Likelihood level adapted estimation of marginal likelihood for Bayesian model selection

In computational mechanics, multiple models are often present to describe a physical system. While Bayesian model selection is a helpful tool to compare these models using measurement data, it requires the computationally expensive estimation of a multidimensional integral — known as the marginal likelihood or as the model evidence (i.e., the probability of observing the measured data given the model) — over the multidimensional parameter domain.

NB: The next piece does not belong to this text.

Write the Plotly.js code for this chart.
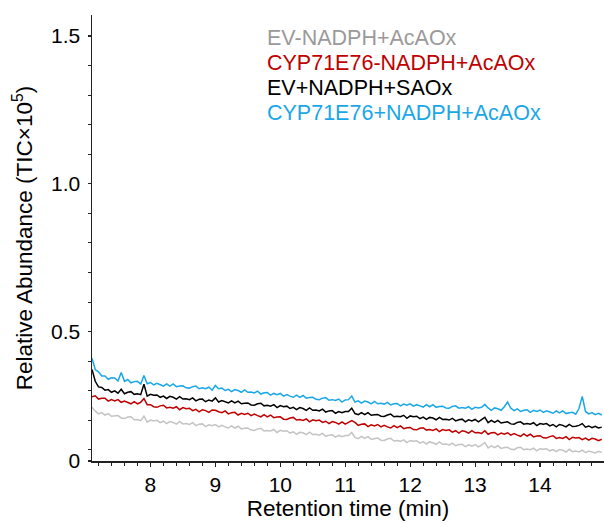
<!DOCTYPE html>
<html>
<head>
<meta charset="utf-8">
<script src="https://cdn.plot.ly/plotly-3.0.1.min.js"></script>
<style>html,body{margin:0;padding:0;background:#fff;}#chart{width:604px;height:523px;}</style>
</head>
<body>
<div id="chart"></div>
<script>
// Retention time grid: first point and step (min)
const timeStart = 7.10;
const timeStep = 0.05;

const seriesNames = ["EV-NADPH+AcAOx", "CYP71E76-NADPH+AcAOx", "EV+NADPH+SAOx", "CYP71E76+NADPH+AcAOx"];

// Relative abundance (TIC x 10^5), one value every 0.05 min from 7.10 min
const evNoNadph = [
  0.244,0.231,0.222,0.226,0.218,0.223,0.214,0.216,0.216,0.208,
  0.206,0.211,0.212,0.202,0.203,0.199,0.214,0.194,0.201,0.198,
  0.200,0.192,0.197,0.189,0.196,0.193,0.187,0.196,0.188,0.189,
  0.186,0.192,0.182,0.187,0.188,0.179,0.185,0.182,0.186,0.178,
  0.183,0.178,0.174,0.181,0.174,0.180,0.171,0.173,0.174,0.167,
  0.166,0.171,0.173,0.164,0.166,0.164,0.169,0.159,0.166,0.163,
  0.165,0.157,0.161,0.153,0.160,0.158,0.152,0.160,0.152,0.153,
  0.150,0.156,0.146,0.150,0.151,0.143,0.149,0.145,0.149,0.149,
  0.159,0.142,0.138,0.146,0.139,0.145,0.136,0.138,0.140,0.133,
  0.132,0.137,0.139,0.130,0.132,0.129,0.134,0.125,0.132,0.129,
  0.131,0.123,0.128,0.120,0.127,0.124,0.119,0.127,0.119,0.120,
  0.117,0.123,0.114,0.118,0.119,0.111,0.117,0.113,0.118,0.110,
  0.116,0.125,0.107,0.114,0.108,0.114,0.105,0.108,0.109,0.102,
  0.101,0.107,0.109,0.101,0.103,0.101,0.106,0.097,0.104,0.102,
  0.104,0.097,0.101,0.094,0.101,0.099,0.093,0.102,0.094,0.096,
  0.093,0.099,0.091,0.096,0.094,0.090,0.095,0.091
];
const cypNoNadph = [
  0.280,0.283,0.272,0.275,0.275,0.265,0.270,0.266,0.270,0.261,
  0.265,0.260,0.256,0.263,0.256,0.261,0.274,0.253,0.253,0.246,
  0.244,0.249,0.251,0.242,0.244,0.241,0.246,0.236,0.243,0.239,
  0.241,0.233,0.237,0.229,0.236,0.233,0.227,0.235,0.234,0.229,
  0.226,0.232,0.222,0.226,0.227,0.218,0.224,0.220,0.224,0.216,
  0.221,0.216,0.212,0.219,0.212,0.218,0.209,0.211,0.212,0.204,
  0.203,0.208,0.210,0.201,0.203,0.200,0.205,0.195,0.202,0.199,
  0.201,0.193,0.197,0.189,0.196,0.193,0.187,0.195,0.187,0.193,
  0.199,0.193,0.183,0.187,0.188,0.179,0.185,0.181,0.186,0.178,
  0.183,0.178,0.174,0.182,0.175,0.181,0.172,0.175,0.176,0.169,
  0.168,0.173,0.175,0.167,0.169,0.166,0.171,0.162,0.169,0.166,
  0.168,0.160,0.165,0.157,0.165,0.162,0.157,0.165,0.158,0.159,
  0.156,0.165,0.153,0.158,0.159,0.151,0.157,0.153,0.158,0.150,
  0.155,0.150,0.146,0.154,0.147,0.153,0.144,0.147,0.148,0.141,
  0.140,0.145,0.148,0.139,0.142,0.139,0.145,0.135,0.143,0.140,
  0.142,0.135,0.140,0.133,0.139,0.137,0.131,0.136
];
const evSaox = [
  0.372,0.332,0.313,0.311,0.302,0.304,0.295,0.300,0.292,0.305,
  0.290,0.295,0.297,0.288,0.290,0.287,0.322,0.282,0.288,0.285,
  0.286,0.278,0.282,0.274,0.281,0.278,0.272,0.280,0.272,0.273,
  0.270,0.276,0.266,0.271,0.272,0.263,0.269,0.265,0.276,0.262,
  0.267,0.262,0.259,0.266,0.259,0.265,0.256,0.258,0.259,0.252,
  0.251,0.256,0.258,0.249,0.251,0.248,0.253,0.243,0.250,0.246,
  0.248,0.240,0.244,0.236,0.243,0.240,0.234,0.242,0.234,0.235,
  0.232,0.238,0.228,0.232,0.233,0.224,0.230,0.226,0.230,0.230,
  0.241,0.223,0.219,0.226,0.219,0.226,0.217,0.219,0.220,0.214,
  0.213,0.218,0.221,0.212,0.214,0.212,0.217,0.207,0.215,0.212,
  0.214,0.206,0.211,0.203,0.210,0.208,0.202,0.210,0.203,0.204,
  0.201,0.207,0.198,0.202,0.204,0.195,0.202,0.198,0.203,0.195,
  0.203,0.210,0.192,0.200,0.193,0.200,0.191,0.193,0.195,0.188,
  0.187,0.193,0.195,0.187,0.189,0.187,0.192,0.182,0.189,0.187,
  0.189,0.181,0.186,0.178,0.186,0.183,0.178,0.186,0.179,0.180,
  0.183,0.189,0.177,0.181,0.175,0.180,0.174,0.177
];
const cypNadph = [
  0.410,0.372,0.364,0.350,0.350,0.339,0.344,0.343,0.333,0.362,
  0.332,0.338,0.327,0.331,0.332,0.323,0.352,0.324,0.328,0.320,
  0.325,0.320,0.316,0.323,0.316,0.323,0.314,0.316,0.317,0.310,
  0.309,0.314,0.316,0.307,0.310,0.307,0.312,0.302,0.318,0.307,
  0.309,0.301,0.305,0.297,0.304,0.301,0.295,0.303,0.295,0.296,
  0.293,0.299,0.289,0.293,0.294,0.285,0.291,0.287,0.291,0.282,
  0.287,0.282,0.278,0.285,0.278,0.284,0.275,0.277,0.278,0.271,
  0.270,0.275,0.277,0.268,0.270,0.267,0.272,0.262,0.269,0.270,
  0.282,0.262,0.266,0.258,0.265,0.262,0.256,0.264,0.256,0.258,
  0.255,0.261,0.252,0.256,0.257,0.249,0.255,0.251,0.256,0.248,
  0.253,0.249,0.245,0.253,0.246,0.253,0.244,0.247,0.248,0.242,
  0.241,0.247,0.249,0.241,0.243,0.241,0.246,0.237,0.244,0.242,
  0.244,0.254,0.242,0.234,0.242,0.239,0.234,0.246,0.262,0.241,
  0.233,0.239,0.230,0.234,0.236,0.227,0.234,0.230,0.235,0.227,
  0.232,0.228,0.224,0.232,0.225,0.232,0.223,0.226,0.227,0.221,
  0.240,0.281,0.230,0.222,0.226,0.219,0.224,0.218
];

const xTickVals = [8, 9, 10, 11, 12, 13, 14];
const yTickVals = [0.0625, 0.5, 1.0, 1.5];
const yTickText = ["0", "0.5", "1.0", "1.5"];

const lineColors = ["#c4c4c4", "#c00000", "#000000", "#1aa7e8"];
const textColors = ["#9a9a9a", "#c00000", "#000000", "#1aa7e8"];
const allSeries = [evNoNadph, cypNoNadph, evSaox, cypNadph];

const FONT = "Arial, 'Liberation Sans', Helvetica, sans-serif";

const traces = allSeries.map((ys, i) => ({
  type: "scatter",
  mode: "lines",
  name: seriesNames[i],
  x0: timeStart,
  dx: timeStep,
  y: ys,
  line: {color: lineColors[i], width: 1.5},
  hoverinfo: "skip"
}));

const legendY = [0.9478, 0.8917, 0.8357, 0.7796];
const annotations = seriesNames.map((n, i) => ({
  xref: "paper", yref: "paper",
  x: 0.337, y: legendY[i],
  xanchor: "left", yanchor: "middle",
  text: n, showarrow: false,
  font: {family: FONT, size: 21.5, color: textColors[i]}
}));

const layout = {
  width: 604, height: 523,
  margin: {l: 92, r: 0, t: 15, b: 62, pad: 0},
  paper_bgcolor: "#ffffff",
  plot_bgcolor: "#ffffff",
  showlegend: false,
  font: {family: FONT, color: "#000"},
  annotations: annotations,
  xaxis: {
    range: [7.1, 14.985],
    tickmode: "array",
    tickvals: xTickVals,
    ticktext: xTickVals.map(String),
    ticks: "outside", ticklen: 4, tickwidth: 1.2, tickcolor: "#222",
    minor: {tickmode: "linear", tick0: 8, dtick: 0.2, ticks: "outside", ticklen: 3, tickwidth: 1, tickcolor: "#222"},
    showline: true, linecolor: "#222", linewidth: 1.5,
    showgrid: false, zeroline: false,
    tickfont: {family: FONT, size: 21, color: "#000"},
    title: {text: "Retention time (min)", font: {family: FONT, size: 22.5, color: "#000"}, standoff: 5},
    automargin: false
  },
  yaxis: {
    range: [0.0625, 1.571],
    tickmode: "array",
    tickvals: yTickVals,
    ticktext: yTickText,
    ticks: "outside", ticklen: 3, tickwidth: 1.2, tickcolor: "#222",
    ticklabelstandoff: 3,
    minor: {tickmode: "linear", tick0: 0, dtick: 0.1, ticks: "outside", ticklen: 3, tickwidth: 1, tickcolor: "#222"},
    showline: true, linecolor: "#222", linewidth: 1.5,
    showgrid: false, zeroline: false,
    tickfont: {family: FONT, size: 21, color: "#000"},
    title: {text: "Relative Abundance (TIC×10<sup>5</sup>)", font: {family: FONT, size: 22.5, color: "#000"}, standoff: 12},
    automargin: false
  }
};

Plotly.newPlot("chart", traces, layout, {staticPlot: true, displayModeBar: false});
</script>
</body>
</html>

This study presents efficient approaches for estimating this marginal likelihood by transforming it into a one-dimensional integral that is subsequently evaluated using a quadrature rule at multiple adaptively-chosen iso-likelihood contour levels. Three different algorithms are proposed to estimate the probability mass at each adapted likelihood level using samples from importance sampling, stratified sampling, and Markov chain Monte Carlo (MCMC) sampling, respectively. The proposed approach is illustrated — with comparisons to Monte Carlo, nested, and MultiNest sampling — through four numerical examples. The first, an elementary example, shows the accuracies of the three proposed algorithms when the exact value of the marginal likelihood is known. The second example uses an 11-story building subjected to an earthquake excitation with an uncertain hysteretic base isolation layer with two models to describe the isolation layer behavior. The third example considers flow past a cylinder when the inlet velocity is uncertain. Based on the these examples, the method with stratified sampling is by far the most accurate and efficient method for complex model behavior in low dimension, particularly considering that this method can be implemented to exploit parallel computation. In the fourth example, the proposed approach is applied to heat conduction in an inhomogeneous plate with uncertain thermal conductivity modeled through a 100 degree-of-freedom Karhunen–Loève expansion. The results indicate that MultiNest cannot efficiently handle the high-dimensional parameter space, whereas the proposed MCMC-based method more accurately and efficiently explores the parameter space. The marginal likelihood results for the last three examples — when compared with the results obtained from standard Monte Carlo sampling, nested sampling, and MultiNest algorithm — show good agreement.